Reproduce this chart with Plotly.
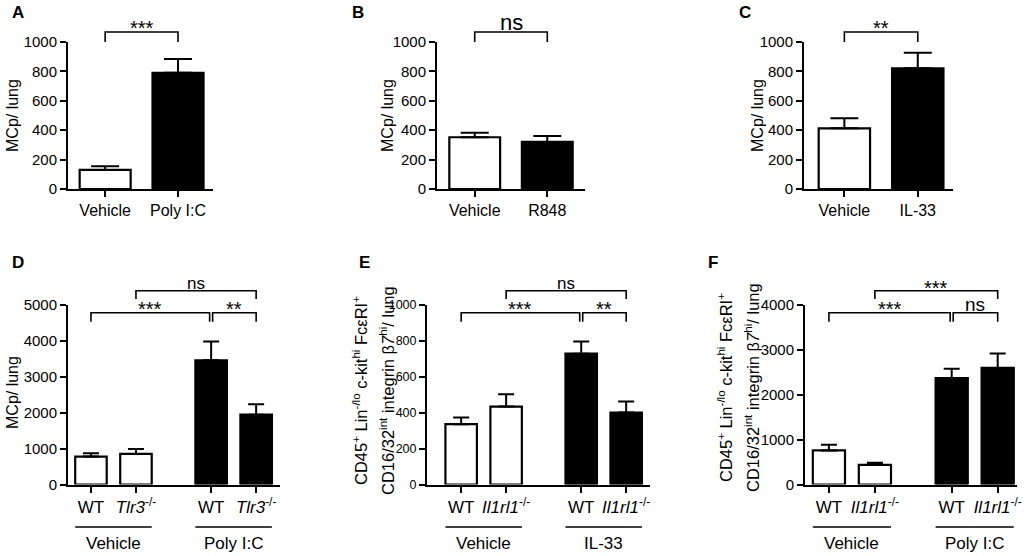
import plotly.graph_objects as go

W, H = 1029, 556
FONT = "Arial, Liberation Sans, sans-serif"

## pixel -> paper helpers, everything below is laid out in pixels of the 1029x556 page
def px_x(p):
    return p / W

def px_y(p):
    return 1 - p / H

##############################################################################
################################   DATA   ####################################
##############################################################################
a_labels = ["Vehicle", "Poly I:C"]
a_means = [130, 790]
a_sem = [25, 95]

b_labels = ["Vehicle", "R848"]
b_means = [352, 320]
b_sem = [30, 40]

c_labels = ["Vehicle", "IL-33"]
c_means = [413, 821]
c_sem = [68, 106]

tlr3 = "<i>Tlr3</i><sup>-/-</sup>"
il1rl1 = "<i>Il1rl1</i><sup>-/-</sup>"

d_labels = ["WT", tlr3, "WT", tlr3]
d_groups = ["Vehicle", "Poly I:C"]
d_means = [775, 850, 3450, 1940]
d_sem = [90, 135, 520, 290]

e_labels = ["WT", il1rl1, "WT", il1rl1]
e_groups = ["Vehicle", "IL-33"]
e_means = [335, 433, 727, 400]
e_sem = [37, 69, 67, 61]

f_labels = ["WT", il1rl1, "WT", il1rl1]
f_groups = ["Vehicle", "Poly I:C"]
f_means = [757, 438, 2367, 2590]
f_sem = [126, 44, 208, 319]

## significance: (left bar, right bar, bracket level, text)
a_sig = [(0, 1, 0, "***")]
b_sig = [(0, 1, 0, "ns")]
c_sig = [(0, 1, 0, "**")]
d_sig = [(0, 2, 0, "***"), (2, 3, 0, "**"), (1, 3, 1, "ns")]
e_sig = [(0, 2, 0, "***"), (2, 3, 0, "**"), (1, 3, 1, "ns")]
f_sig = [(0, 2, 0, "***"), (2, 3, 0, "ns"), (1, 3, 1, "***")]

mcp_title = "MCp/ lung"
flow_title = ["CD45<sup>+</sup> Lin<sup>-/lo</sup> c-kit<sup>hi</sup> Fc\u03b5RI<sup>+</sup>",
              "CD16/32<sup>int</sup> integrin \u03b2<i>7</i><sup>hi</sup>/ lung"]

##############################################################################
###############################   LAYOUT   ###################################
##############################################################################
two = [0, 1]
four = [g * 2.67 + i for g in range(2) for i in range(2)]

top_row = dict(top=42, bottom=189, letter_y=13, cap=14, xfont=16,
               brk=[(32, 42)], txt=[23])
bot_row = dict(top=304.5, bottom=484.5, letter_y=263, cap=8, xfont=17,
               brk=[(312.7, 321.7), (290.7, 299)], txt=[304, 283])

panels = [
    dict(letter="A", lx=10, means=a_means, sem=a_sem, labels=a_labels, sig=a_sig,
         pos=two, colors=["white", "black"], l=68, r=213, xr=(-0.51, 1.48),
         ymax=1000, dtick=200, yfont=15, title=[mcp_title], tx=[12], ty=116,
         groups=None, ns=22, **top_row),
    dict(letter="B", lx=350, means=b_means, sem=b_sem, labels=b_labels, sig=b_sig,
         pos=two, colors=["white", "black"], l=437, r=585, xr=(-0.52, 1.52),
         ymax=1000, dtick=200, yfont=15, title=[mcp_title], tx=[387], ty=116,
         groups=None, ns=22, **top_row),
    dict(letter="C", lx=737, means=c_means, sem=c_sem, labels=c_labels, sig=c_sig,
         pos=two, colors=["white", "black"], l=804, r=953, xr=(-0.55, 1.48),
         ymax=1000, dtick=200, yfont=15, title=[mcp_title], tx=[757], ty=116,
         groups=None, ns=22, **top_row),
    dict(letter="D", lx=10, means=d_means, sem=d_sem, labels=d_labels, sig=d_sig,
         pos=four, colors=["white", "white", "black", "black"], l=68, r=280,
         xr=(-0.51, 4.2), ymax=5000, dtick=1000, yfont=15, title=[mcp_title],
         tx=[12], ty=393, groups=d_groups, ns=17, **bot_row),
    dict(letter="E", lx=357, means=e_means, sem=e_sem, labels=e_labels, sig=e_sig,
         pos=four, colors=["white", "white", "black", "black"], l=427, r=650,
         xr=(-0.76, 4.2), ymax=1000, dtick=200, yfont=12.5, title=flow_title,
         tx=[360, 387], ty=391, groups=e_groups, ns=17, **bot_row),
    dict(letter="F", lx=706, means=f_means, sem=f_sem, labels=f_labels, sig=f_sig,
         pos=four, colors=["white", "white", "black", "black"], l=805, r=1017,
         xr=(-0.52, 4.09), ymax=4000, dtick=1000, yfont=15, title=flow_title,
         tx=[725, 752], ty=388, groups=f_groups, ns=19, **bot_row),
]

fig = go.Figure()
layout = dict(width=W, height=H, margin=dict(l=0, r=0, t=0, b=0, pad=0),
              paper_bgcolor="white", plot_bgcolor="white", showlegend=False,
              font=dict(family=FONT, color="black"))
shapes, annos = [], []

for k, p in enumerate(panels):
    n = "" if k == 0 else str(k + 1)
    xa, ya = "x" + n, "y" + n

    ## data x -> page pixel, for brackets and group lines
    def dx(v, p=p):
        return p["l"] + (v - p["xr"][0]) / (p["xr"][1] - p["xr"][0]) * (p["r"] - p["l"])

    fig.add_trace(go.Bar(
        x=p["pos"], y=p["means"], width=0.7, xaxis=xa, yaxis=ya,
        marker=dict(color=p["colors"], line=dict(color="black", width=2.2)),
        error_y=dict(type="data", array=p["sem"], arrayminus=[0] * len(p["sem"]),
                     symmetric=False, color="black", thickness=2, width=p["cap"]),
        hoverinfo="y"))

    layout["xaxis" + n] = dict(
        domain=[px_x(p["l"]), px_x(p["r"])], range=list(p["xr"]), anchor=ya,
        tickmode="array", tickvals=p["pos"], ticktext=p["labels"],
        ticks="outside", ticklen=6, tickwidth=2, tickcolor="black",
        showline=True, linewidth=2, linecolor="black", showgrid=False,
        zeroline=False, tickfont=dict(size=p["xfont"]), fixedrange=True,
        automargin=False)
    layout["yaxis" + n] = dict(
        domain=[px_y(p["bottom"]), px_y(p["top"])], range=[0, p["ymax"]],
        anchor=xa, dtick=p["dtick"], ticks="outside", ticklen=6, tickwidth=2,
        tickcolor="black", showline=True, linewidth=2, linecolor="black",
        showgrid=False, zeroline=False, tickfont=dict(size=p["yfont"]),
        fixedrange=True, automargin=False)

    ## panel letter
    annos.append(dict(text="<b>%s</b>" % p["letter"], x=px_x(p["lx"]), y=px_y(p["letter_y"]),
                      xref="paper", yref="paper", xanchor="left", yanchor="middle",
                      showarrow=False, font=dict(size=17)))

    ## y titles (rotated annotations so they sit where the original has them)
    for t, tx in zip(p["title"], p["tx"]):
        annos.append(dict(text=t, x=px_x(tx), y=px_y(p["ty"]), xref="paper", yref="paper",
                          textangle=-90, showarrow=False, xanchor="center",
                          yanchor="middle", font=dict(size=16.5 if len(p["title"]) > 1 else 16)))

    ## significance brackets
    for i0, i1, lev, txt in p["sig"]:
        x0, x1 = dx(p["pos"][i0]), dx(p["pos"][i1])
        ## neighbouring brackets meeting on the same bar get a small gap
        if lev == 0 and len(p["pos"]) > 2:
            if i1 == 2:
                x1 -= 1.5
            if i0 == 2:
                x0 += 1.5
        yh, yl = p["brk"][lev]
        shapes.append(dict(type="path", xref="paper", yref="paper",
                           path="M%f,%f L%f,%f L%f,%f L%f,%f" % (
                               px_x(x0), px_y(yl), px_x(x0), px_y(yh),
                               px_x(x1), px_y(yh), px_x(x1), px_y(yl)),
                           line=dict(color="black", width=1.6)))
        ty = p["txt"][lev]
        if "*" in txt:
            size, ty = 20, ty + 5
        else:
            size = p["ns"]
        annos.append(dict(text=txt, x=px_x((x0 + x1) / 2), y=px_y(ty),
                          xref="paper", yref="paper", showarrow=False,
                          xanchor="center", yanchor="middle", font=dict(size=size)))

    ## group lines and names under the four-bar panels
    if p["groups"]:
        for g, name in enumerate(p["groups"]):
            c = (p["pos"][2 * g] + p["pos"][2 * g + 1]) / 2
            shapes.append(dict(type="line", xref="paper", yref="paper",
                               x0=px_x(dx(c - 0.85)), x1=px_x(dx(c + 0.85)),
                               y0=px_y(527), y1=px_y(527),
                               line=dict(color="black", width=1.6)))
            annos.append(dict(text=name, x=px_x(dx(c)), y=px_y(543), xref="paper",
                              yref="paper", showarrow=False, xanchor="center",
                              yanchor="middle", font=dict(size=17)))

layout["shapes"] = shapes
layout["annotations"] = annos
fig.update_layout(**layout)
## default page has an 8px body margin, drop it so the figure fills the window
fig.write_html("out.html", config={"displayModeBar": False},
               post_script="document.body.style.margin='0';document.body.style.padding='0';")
......
* WRITTEN REQUEST
From the first line above down to the line with "return 1 - p / H", reproduce every line and no others, omitting pictures.

* PROBLEM SOLUTION
Reproduce this chart with Plotly.
import plotly.graph_objects as go

W, H = 1029, 556
FONT = "Arial, Liberation Sans, sans-serif"

## pixel -> paper helpers, everything below is laid out in pixels of the 1029x556 page
def px_x(p):
    return p / W

def px_y(p):
    return 1 - p / H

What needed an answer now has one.